The MONEY FARMERS strategy here, as in credit card companies, is to lend as much as the subject target can borrow and still pay fees, charges and interest payments. Find something they want to do and reinforce this with a sales pitch to encourage them to borrow and do it NOW. Instant gratification! In Third World Governments, this means to encourage them to borrow, loan after loan, consolidate all other loans and keep lending ( up until the crop of foreign exchange seems in jeopardy). The ideal from the Lending Agency viewpoint, is to get a Third World Country maxed out on loans to the point that they actually operate all of the government and the nation on LOANS. Once you have that goal achieved, you basically have a never ending crop of FOREIGN EXCHANGE. You must till, fertilize and harvest fairly wisely, to keep the plantation fields producing though. Adjusting the loans and the controls to maximize the crop of FOREIGN EXCHANGE.
The goal then is government by loan operations! In Belize, we passed that threshold many years back and the illusion of being masters of our own destiny has long gone, by realistic rural people. The townies still think they have some maneuverability, because they are in charge of borrowing the loans. The soft sell sales pitch again. An illusion is an illusion! In reality, though we have a government cash flow of $330 million Belizean a year, it is all comprised. Every bit of it, down to the last phoney looking aluminum centavo penny. Oh sure, you can juggle the books. Borrow from Peter to pay Paul! And itemize things to show that you are actually paying for things by internal revenue operations.
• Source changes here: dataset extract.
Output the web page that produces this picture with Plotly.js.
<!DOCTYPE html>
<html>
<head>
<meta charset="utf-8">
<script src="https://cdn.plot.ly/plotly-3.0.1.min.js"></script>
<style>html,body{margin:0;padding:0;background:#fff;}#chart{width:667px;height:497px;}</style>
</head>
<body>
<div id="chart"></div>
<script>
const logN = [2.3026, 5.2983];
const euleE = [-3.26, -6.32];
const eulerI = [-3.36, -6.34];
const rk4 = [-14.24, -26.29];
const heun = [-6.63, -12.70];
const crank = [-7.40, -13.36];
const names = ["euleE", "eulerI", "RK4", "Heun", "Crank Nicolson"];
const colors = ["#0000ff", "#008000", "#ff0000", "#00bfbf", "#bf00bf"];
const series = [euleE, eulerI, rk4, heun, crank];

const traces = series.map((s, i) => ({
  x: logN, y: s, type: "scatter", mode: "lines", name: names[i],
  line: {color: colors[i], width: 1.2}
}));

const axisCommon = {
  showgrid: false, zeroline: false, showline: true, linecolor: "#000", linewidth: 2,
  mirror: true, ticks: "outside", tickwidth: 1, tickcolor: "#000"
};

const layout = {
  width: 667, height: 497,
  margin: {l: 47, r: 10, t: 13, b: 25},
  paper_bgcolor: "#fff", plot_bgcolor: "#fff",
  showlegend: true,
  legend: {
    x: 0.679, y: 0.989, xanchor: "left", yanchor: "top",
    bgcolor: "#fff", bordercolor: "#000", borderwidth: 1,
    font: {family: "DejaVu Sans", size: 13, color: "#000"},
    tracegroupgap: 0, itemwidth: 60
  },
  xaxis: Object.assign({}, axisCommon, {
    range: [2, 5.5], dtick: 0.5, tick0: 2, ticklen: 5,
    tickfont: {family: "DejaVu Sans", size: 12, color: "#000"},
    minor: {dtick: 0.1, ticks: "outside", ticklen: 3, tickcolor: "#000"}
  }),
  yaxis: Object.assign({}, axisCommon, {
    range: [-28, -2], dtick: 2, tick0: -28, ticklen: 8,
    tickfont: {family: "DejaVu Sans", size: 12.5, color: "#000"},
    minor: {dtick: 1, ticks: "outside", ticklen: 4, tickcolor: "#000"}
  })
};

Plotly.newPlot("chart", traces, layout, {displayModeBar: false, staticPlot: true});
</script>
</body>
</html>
But that is hypocrisy and flim flam. In reality, Belize has no choices much anymore. The Government operations are maxed out in loans and the FOREIGN EXCHANGE CROP goes out year after year to INTERNATIONAL FARMING LENDING AGENCIES.
How does it feel to be a field in a World Wide Plantation, reaped by Farmers that call themselves International Banks and other fancy Lending Agencies? We are not even a big field, just one of hundreds and hundreds of such plantations to be harvested for FOREIGN EXCHANGE.
I understand we produce a steady good crop for the farmers, through the
use of population representation townie dominated government.